アビエイター (Aviator)

主演:レオナルド・ディカプリオ

監督:マーティン・スコセッシ

DVD

ハリウッドでの活躍

筆者としては本来の発音通りにエイビエイターと呼びたいが、映画でも一般に呼ばれているようアビエイターと呼ぶことにする。ご存知飛行家、ハワード・ヒューズ(ハワード・ロバート・ヒューズ・ジュニア1905~1976年)の物語だ。Hヒューズは1905年テキサスの、石油採掘に関わる掘削機器を扱う、たいへん裕福な家庭に生まれた。大の飛行機好きな彼は、その財力を持ってハリウッドの映画製作に乗り出し、第一次世界大戦の空戦映画「地獄の天使(Hell’s Angel)」(1930年公開)を作り上げた。ハワードは、特に空中戦のシーンには大変なこだわりを見せ、実際の飛行機(複葉機)を80機以上も揃え、カメラも26台では足りず、別の映画会社から借り入れようとし断られる。

恐ろしいほどのフィルムを費やし、ようやく完成させた作品のプレミア試写会の場で、ちょうどその時、技術の進歩で世に出てきたトーキー(映像と音を同時に出せる映画、それ以前は無声映画で、弁士と呼ばれる説明者がいた)を使って撮りなおそうと言い出す。妥協を知らない無茶振りは、映画製作だけでなく、飛行機作りのシーンでも度々描かれる。

ハワード・ヒューズ

飛行家のこだわり

彼はヒューズ・エアクラフトというメーカーを立ち上げる。映画では、彼が制作に関わった2つの飛行機が登場する。一つは高速偵察機XF-11、空気抵抗を極力避けるために、リベットの頭を平らにカットして、機体からごつごつとしたリベットが飛び出さないように、設計者に言明するシーンがある。小声でブツブツと要求を何度も繰り返すハワードのパラノイア状態が描かれ、ぞくっとする。タイトル通り、飛行機に関わるエピソードは幾度となく登場する。XF-11はハワード自らが操縦桿を握りテスト飛行をするが、機体の不具合からビバリーヒルズの住宅地に不時着し重傷を負う。更に軍用輸送機とするべく開発した超大型飛行艇H-4ハーキュリーズの開発も登場し、こちらもハワード自身が操縦した、たった一度のテスト飛行も描かれる。

TWAのコンステレーション機

ハワードはエアラインも手にいれた。TWA(トランスワールド航空)がそれだ。トランス・コンチネンタル・アンドウエスタン航空を買収しTWAとした。国際線を一手に押さえようとしていたPANAM(パンナム)とそのロビー政治家を抑え、ハワードは新型機ロッキード・コンステレーションを大量発注し、ヨーロッパ線を開設する。
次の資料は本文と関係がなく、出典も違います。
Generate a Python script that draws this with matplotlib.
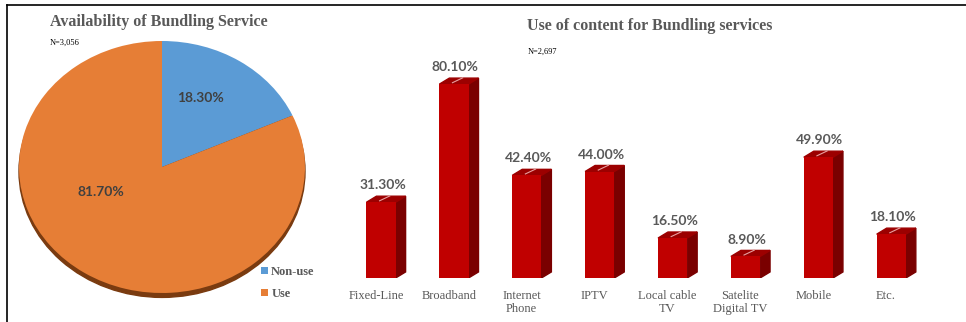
import numpy as np
import matplotlib
matplotlib.use("Agg")
import matplotlib.pyplot as plt
from matplotlib.patches import Polygon, Ellipse, Patch
from matplotlib.lines import Line2D

# pie data
pie_labels = ["Non-use", "Use"]
pie_values = [18.3, 81.7]
pie_colors = ["#5B9BD5", "#E67E36"]

# bar data
categories = ["Fixed-Line", "Broadband", "Internet\nPhone", "IPTV",
              "Local cable\nTV", "Satelite\nDigital TV", "Mobile", "Etc."]
usage = [31.3, 80.1, 42.4, 44.0, 16.5, 8.9, 49.9, 18.1]

serif = "Liberation Serif"
sans = "Lato"
gray = "#595959"

fig = plt.figure(figsize=(9.66, 3.22), dpi=100)

# frame lines (top and left)
fig.add_artist(Line2D([7 / 966, 1], [1 - 5 / 322, 1 - 5 / 322], color="black", lw=1.2))
fig.add_artist(Line2D([7 / 966, 7 / 966], [0, 1 - 5 / 322], color="black", lw=1.2))

# ---- pie ----
ax_pie = fig.add_axes([19 / 966, 29 / 322, 286 / 966, 252 / 322])
ax_pie.add_patch(Ellipse((0.0, -0.035), 2.0, 2.0, color="#7A3B10", zorder=0, clip_on=False))
wedges, texts, autotexts = ax_pie.pie(
    pie_values, colors=pie_colors, startangle=90, counterclock=False,
    autopct="%.2f%%", pctdistance=0.6,
    textprops=dict(family=sans, fontweight="bold", fontsize=10, color="#404040"))
for w in wedges:
    w.set_zorder(1)
autotexts[0].set_position((0.27, 0.55))
autotexts[1].set_position((-0.43, -0.2))
ax_pie.set_xlim(-1, 1)
ax_pie.set_ylim(-1, 1)
ax_pie.set_aspect("auto")
ax_pie.axis("off")

fig.text(50 / 966, 1 - 22 / 322, "Availability of Bundling Service", family=serif,
         fontweight="bold", fontsize=11.5, color=gray, va="center")
fig.text(50 / 966, 1 - 43 / 322, "N=3,056", family=serif, fontsize=6, color="black", va="center")

handles = [Patch(facecolor=c) for c in pie_colors]
fig.legend(handles, pie_labels, loc="center left", bbox_to_anchor=(250 / 966, 1 - 283 / 322),
           frameon=False, handlelength=0.5, handleheight=0.5, handletextpad=0.3,
           labelspacing=0.8, prop=dict(family=serif, weight="bold", size=9),
           labelcolor=gray)

# ---- 3D-looking bars ----
ax = fig.add_axes([337.3 / 966, 44 / 322, 597.7 / 966, 242 / 322])
x = np.arange(len(categories))
bw = 0.4
dx, dy = 0.137, 2.5
ax.bar(x, usage, width=bw, color="#C00000", zorder=2)
for xi, v in zip(x, usage):
    r = xi + bw / 2
    l = xi - bw / 2
    ax.add_patch(Polygon([(r, 0), (r + dx, dy), (r + dx, v + dy), (r, v)],
                         closed=True, color="#7A0000", zorder=1))
    ax.add_patch(Polygon([(l, v), (r, v), (r + dx, v + dy), (l + dx, v + dy)],
                         closed=True, color="#9C0000", zorder=1))
    ax.plot([xi - 0.02, xi + 0.12], [v + 0.6, v + 2.6], color="#E8A0A0", lw=0.8, zorder=3)
    ax.text(xi + 0.02, v + 7, f"{v:.2f}%", ha="center", va="center", family=sans,
            fontweight="bold", fontsize=10, color=gray)
    ax.text(xi - 0.07, -5, categories[xi], ha="center", va="top", family=serif,
            fontsize=9, color=gray, linespacing=1.1)
ax.set_xlim(-0.6, 7.6)
ax.set_ylim(0, 100)
ax.axis("off")

fig.text(650 / 966, 1 - 26 / 322, "Use of content for Bundling services", family=serif,
         fontweight="bold", fontsize=11.5, color=gray, ha="center", va="center")
fig.text(528 / 966, 1 - 52 / 322, "N=2,697", family=serif, fontsize=6, color="black", va="center")

fig.savefig("out.png", dpi=100)
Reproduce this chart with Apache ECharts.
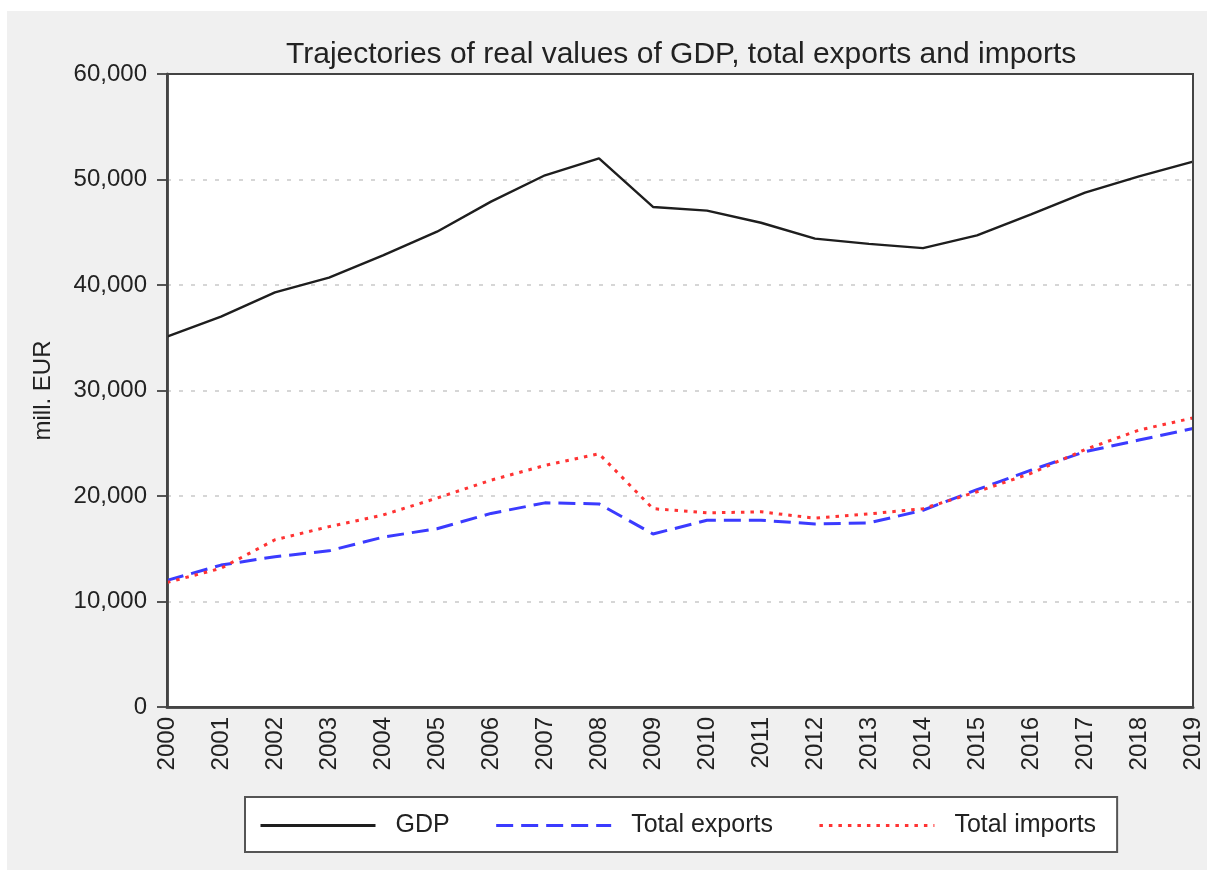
<!DOCTYPE html>
<html>
<head>
<meta charset="utf-8">
<script src="https://cdn.jsdelivr.net/npm/echarts@6/dist/echarts.min.js"></script>
<style>html,body{margin:0;padding:0;background:#fff}#c{width:1207px;height:870px}</style>
</head>
<body>
<div id="c"></div>
<script>
const years = ['2000','2001','2002','2003','2004','2005','2006','2007','2008','2009','2010','2011','2012','2013','2014','2015','2016','2017','2018','2019'];
const gdp = [35100,37000,39300,40700,42800,45050,47900,50400,52000,47400,47050,45900,44400,43900,43500,44700,46700,48750,50300,51700];
const exportsV = [12000,13450,14250,14800,16100,16900,18350,19350,19250,16400,17700,17700,17350,17450,18650,20600,22450,24200,25300,26400];
const importsV = [11800,13150,15850,17100,18200,19800,21500,22900,24000,18800,18400,18500,17900,18300,18800,20400,22150,24400,26250,27400];
const yTicks = [0,10000,20000,30000,40000,50000,60000];

const chart = echarts.init(document.getElementById('c'), null, {renderer:'canvas'});
const font = 'Liberation Sans, Arial, sans-serif';
const G = {left: 167, right: 14, top: 74, bottom: 163};
chart.setOption({
  backgroundColor: '#fff',
  animation: false,
  graphic: [
    {type:'rect', z:-10, silent:true, shape:{x:7,y:11,width:1200,height:859}, style:{fill:'#f0f0f0'}},
    {type:'rect', z:100, silent:true, shape:{x:G.left,y:G.top,width:1207-G.left-G.right,height:870-G.top-G.bottom},
     style:{fill:null, stroke:'#444', lineWidth:2}}
  ],
  title: {
    text: 'Trajectories of real values of GDP, total exports and imports',
    left: 281, top: 35,
    textStyle: {fontFamily: font, fontSize: 30, fontWeight: 'normal', color: '#222'}
  },
  legend: {
    left: 245, top: 797,
    backgroundColor: '#fff', borderColor: '#555', borderWidth: 2,
    padding: [16, 21, 14, 14],
    itemWidth: 115, itemHeight: 14, itemGap: 45,
    itemStyle: {opacity: 0},
    lineStyle: {width: 3},
    textStyle: {fontFamily: font, fontSize: 25, color: '#222', padding: [0,0,0,15]},
    data: ['GDP','Total exports','Total imports']
  },
  grid: {
    left: G.left, right: G.right, top: G.top, bottom: G.bottom,
    show: true, backgroundColor: '#fff', borderWidth: 0
  },
  xAxis: {
    type: 'category', data: years, boundaryGap: false,
    axisLine: {lineStyle: {color: '#555', width: 3}},
    axisTick: {show: false},
    axisLabel: {rotate: 90, fontFamily: font, fontSize: 24, color: '#222', margin: 10, interval: 0}
  },
  yAxis: {
    type: 'value', min: yTicks[0], max: yTicks[yTicks.length-1], interval: 10000,
    name: 'mill. EUR', nameLocation: 'middle', nameRotate: 90, nameGap: 112,
    nameTextStyle: {fontFamily: font, fontSize: 24, color: '#222'},
    axisLine: {show: true, lineStyle: {color: '#555', width: 3}},
    axisTick: {show: true, length: 10, lineStyle: {color: '#555', width: 2}},
    axisLabel: {fontFamily: font, fontSize: 24, color: '#222', margin: 20,
      formatter: v => v.toLocaleString('en-US')},
    splitLine: {show: true, lineStyle: {color: '#d6d6d6', width: 2, type: [4, 8]}}
  },
  series: [
    {name: 'GDP', type: 'line', data: gdp, symbol: 'none', z: 3,
     lineStyle: {color: '#1e1e1e', width: 2.4}, itemStyle: {color: '#1e1e1e'}},
    {name: 'Total exports', type: 'line', data: exportsV, symbol: 'none', z: 2,
     lineStyle: {color: '#3b3bff', width: 3, type: [17, 8]}, itemStyle: {color: '#3b3bff'}},
    {name: 'Total imports', type: 'line', data: importsV, symbol: 'none', z: 4,
     lineStyle: {color: '#ff3333', width: 3, type: [3.5, 6]}, itemStyle: {color: '#ff3333'}}
  ]
});
</script>
</body>
</html>
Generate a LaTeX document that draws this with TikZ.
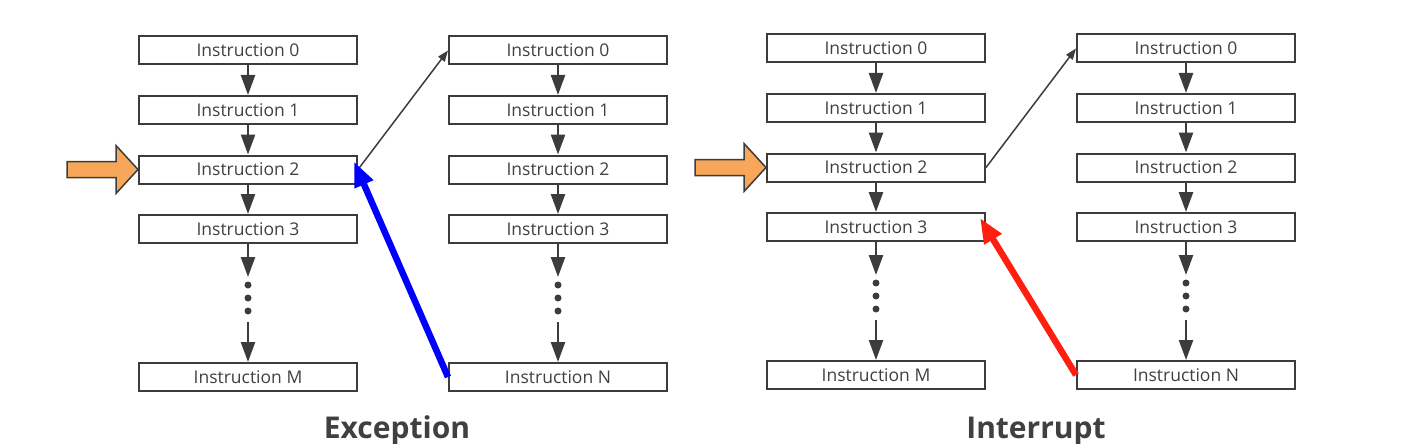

映画はこれに加え、多くの女優との恋愛、特にキャサリン・ペップバーンとの時が長く描かれる。ハワードはキャサリンを誘い夜間飛行に出て、何の経験もない彼女に操縦を任せる。本当にあったエピソードだったのだろうか?キャサリン・ヘップバーンはアメリカで最も尊敬を集めた女優だったが、彼女を演じているのはケイト・ブランシェット。本人の方が美人。

残ったのはH・ヒューズの夢

全米一、いや世界一を競ったパンナムもTWAも消えてしまった。TWAはアメリカン航空に買収されてしまった。世界で最も経験のある航空会社として暖簾を誇ったパンナムは、ユナイテッド航空や他の航空会社に路線を売って、跡形もなく消えてしまった。なおTWAのマイレージサービスの名称はAviatorだった。

「アビエイター」、映画としては何故かあまり記憶に残っていない・・・。

現場臨場

ハリウッド

映画産業華やかなりし頃のハリウッドが登場する。紹介するまでもないが、ロサンゼルスへ東京(羽田、成田)大阪(関西)より直行便多数。東京からはTWAの流れをくむアメリカン航空の直行便もあり。

エバーグリーン航空博物館のH4ハーキュリーズ

オレゴン州マクミンビル

町が映画に登場する訳ではない。ハワードの作ったH4ハーキュリーズが、たった一度のフライトの後、この町のエバーグリーン航空博物館に納められている。

人口3万人ほどのマクミンビルは、オレゴンの州都ポートランドから南へ65㎞。ポートランドへは成田国際空港からデルタ航空が毎日飛んでいる。

 

なおマクミンビルは古い航空ファンならご存知、日本へもジャンボの貨物機を飛ばして、新千歳空港などではお馴染みだったエバーグリーン・インターナショナル航空の本社があった所で、航空博物館の名称もそこから来ている。また博物館の隣にインドアプールのアミューズメント施設があって、その建物の上にエバーグリーン社の747が載っている。それだけにマクミンビルには747も発着可能な空港(市営)がるが残念ながら定期便はない。